* **OBJECTIVE**: Reproduce the listing below exactly, beginning with its first line and ending with the line that holds "const binWidth = 0.00005;"; pictures are not part of the copy.

* **DATA EXTRACT**:
----------------
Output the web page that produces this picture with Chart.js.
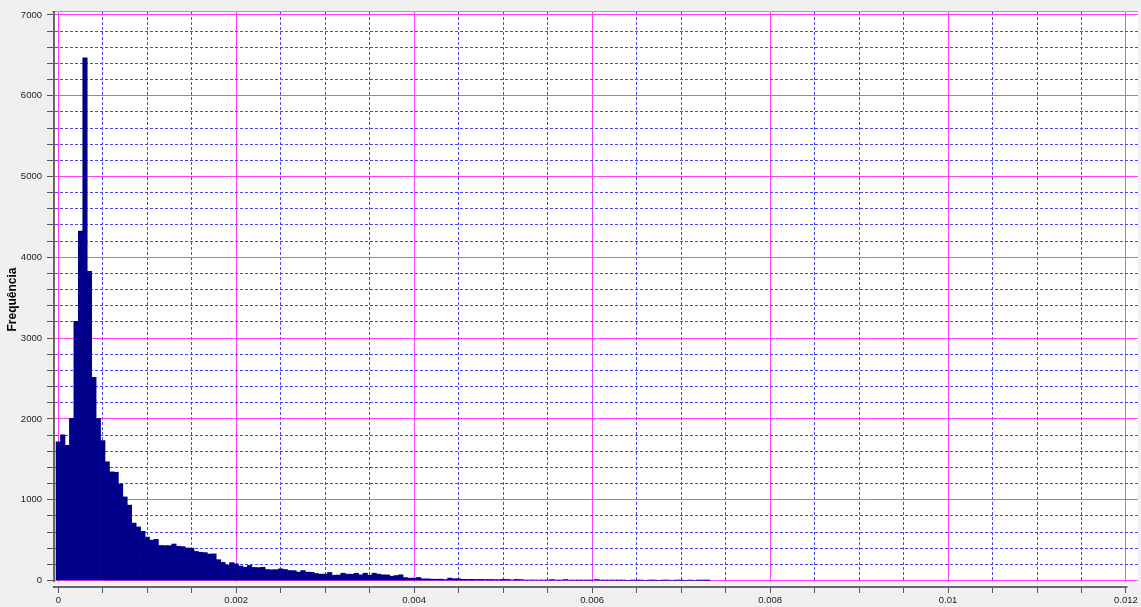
<!DOCTYPE html>
<html>
<head>
<meta charset="utf-8">
<script src="https://cdn.jsdelivr.net/npm/chart.js@4"></script>
<style>
  body { margin: 0; background: #f0f0f0; }
  canvas { display: block; }
</style>
</head>
<body>
<canvas id="hist" width="1141" height="607"></canvas>
<script>
// histogram bins: width 0.00005, bar i centred on i * binWidth
const binWidth = 0.00005;

// counts
const peakCounts = [1716, 1803, 1673, 2006, 3207, 4325, 6470, 3827, 2514, 2006,
  1733, 1470, 1345, 1340, 1196, 1035, 933, 711, 663, 609];
const bodyCounts = [537, 500, 510, 434, 432, 432, 452, 424, 420, 403,
  400, 360, 350, 346, 328, 330, 258, 226, 192, 222,
  207, 180, 165, 187, 162, 160, 164, 136, 133, 135,
  145, 137, 124, 122, 104, 124, 104, 102, 87, 79,
  80, 100, 66, 68, 91, 79, 78, 91, 71, 91,
  66, 91, 79, 71, 70, 54, 62, 71, 37, 29,
  30, 38, 21, 21, 17, 16, 17, 12, 30, 22, 22];
const tailCounts = [15, 14, 15, 13, 14, 12, 13, 12, 11, 15,
  14, 8, 14, 12, 6, 7, 5, 6, 5, 6,
  12, 6, 5, 12, 6, 5, 4, 5, 4, 6,
  12, 5, 4, 5, 4, 3, 4, 0, 4, 3,
  4, 0, 3, 4, 0, 3, 4, 0, 3, 3,
  0, 4, 0, 3, 3, 2];

const counts = peakCounts.concat(bodyCounts, tailCounts);

// axis ticks
const xMajor = [0, 0.002, 0.004, 0.006, 0.008, 0.01, 0.012];
const xMinorStep = 0.0005;
const yMajorStep = 1000;
const yMinorStep = 200;
const yMaxTick = 7000;

const points = counts.map((c, i) => ({ x: +(i * binWidth).toFixed(5), y: c }));

function isXMajor(v) {
  return xMajor.some((m) => Math.abs(m - v) < 1e-9);
}

Chart.defaults.font.family = "'Liberation Sans', Arial, sans-serif";

const plotBg = {
  id: "plotBg",
  beforeDraw(chart) {
    const { ctx, chartArea: a } = chart;
    ctx.save();
    ctx.fillStyle = "#f0f0f0";
    ctx.fillRect(0, 0, chart.width, chart.height);
    ctx.fillStyle = "#ffffff";
    const bottom = chart.scales.y.getPixelForValue(0) + 1.5;
    ctx.fillRect(a.left, a.top, a.right - a.left, bottom - a.top);
    ctx.fillStyle = "#a0a0a0";
    ctx.fillRect(a.left - 2, a.top - 1, a.right - a.left + 2, 1);
    ctx.restore();
  },
  beforeDatasetsDraw(chart) {
    // grey gap between the plot and the x axis
    const { ctx, chartArea: a } = chart;
    const top = chart.scales.y.getPixelForValue(0) + 1.5;
    ctx.save();
    ctx.fillStyle = "#f0f0f0";
    ctx.fillRect(a.left - 3, top, a.right - a.left + 3, a.bottom - 1 - top);
    const xEnd = chart.scales.x.getPixelForValue(0.012) + 1.5;
    ctx.fillRect(xEnd, top, chart.width - xEnd, a.bottom + 2 - top);
    ctx.restore();
  },
};

new Chart(document.getElementById("hist"), {
  type: "bar",
  data: {
    datasets: [
      {
        label: "Frequência",
        data: points,
        backgroundColor: "#00008b",
        borderWidth: 0,
        barPercentage: 1,
        categoryPercentage: 1,
        clip: 6,
      },
    ],
  },
  options: {
    responsive: false,
    animation: false,
    layout: { padding: { top: 12, right: 3, left: 0, bottom: 0 } },
    plugins: {
      legend: { display: false },
      tooltip: { enabled: false },
    },
    scales: {
      x: {
        type: "linear",
        offset: false,
        min: -0.0000483,
        max: 0.012135,
        afterFit: (scale) => { scale.height = 20; },
        afterBuildTicks: (scale) => {
          const t = [];
          for (let i = 0; i <= 24; i++) t.push({ value: +(i * xMinorStep).toFixed(4) });
          scale.ticks = t;
        },
        ticks: {
          autoSkip: false,
          maxRotation: 0,
          padding: 2,
          color: "#222",
          font: { size: 9.5 },
          callback: (v) => (isXMajor(v) ? String(+v.toFixed(4)) : ""),
        },
        grid: {
          offset: false,
          color: (c) => (c.tick && isXMajor(c.tick.value) ? "#ff40ff" : "#4646ff"),
          lineWidth: 1,
          tickLength: 6,
          tickColor: "#555",
        },
        border: {
          color: "#666",
          width: 2,
          dash: (c) => (c.tick && !isXMajor(c.tick.value) ? [3, 2] : []),
        },
      },
      y: {
        type: "linear",
        min: -80,
        max: 7036,
        afterFit: (scale) => { scale.width = 54; },
        afterBuildTicks: (scale) => {
          const t = [];
          for (let v = 0; v <= yMaxTick; v += yMinorStep) t.push({ value: v });
          scale.ticks = t;
        },
        ticks: {
          autoSkip: false,
          padding: 5,
          color: "#222",
          font: { size: 9.5 },
          callback: (v) => (v % yMajorStep === 0 ? String(v) : ""),
        },
        grid: {
          color: (c) => (c.tick && c.tick.value % yMajorStep === 0 ? "#ff40ff" : "#4646ff"),
          lineWidth: 1,
          tickLength: 7,
          tickColor: "#555",
        },
        border: {
          color: "#666",
          width: 2,
          dash: (c) => (c.tick && c.tick.value % yMajorStep !== 0 ? [3, 2] : []),
        },
        title: {
          display: true,
          text: "Frequência",
          color: "#000",
          font: { size: 12, weight: "bold" },
          padding: { top: 5, bottom: 0 },
        },
      },
    },
  },
  plugins: [plotBg],
});
</script>
</body>
</html>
----------------
* **RESPONSE TO THIS EXERCISE**:
Output the web page that produces this picture with Chart.js.
<!DOCTYPE html>
<html>
<head>
<meta charset="utf-8">
<script src="https://cdn.jsdelivr.net/npm/chart.js@4"></script>
<style>
  body { margin: 0; background: #f0f0f0; }
  canvas { display: block; }
</style>
</head>
<body>
<canvas id="hist" width="1141" height="607"></canvas>
<script>
// histogram bins: width 0.00005, bar i centred on i * binWidth
const binWidth = 0.00005;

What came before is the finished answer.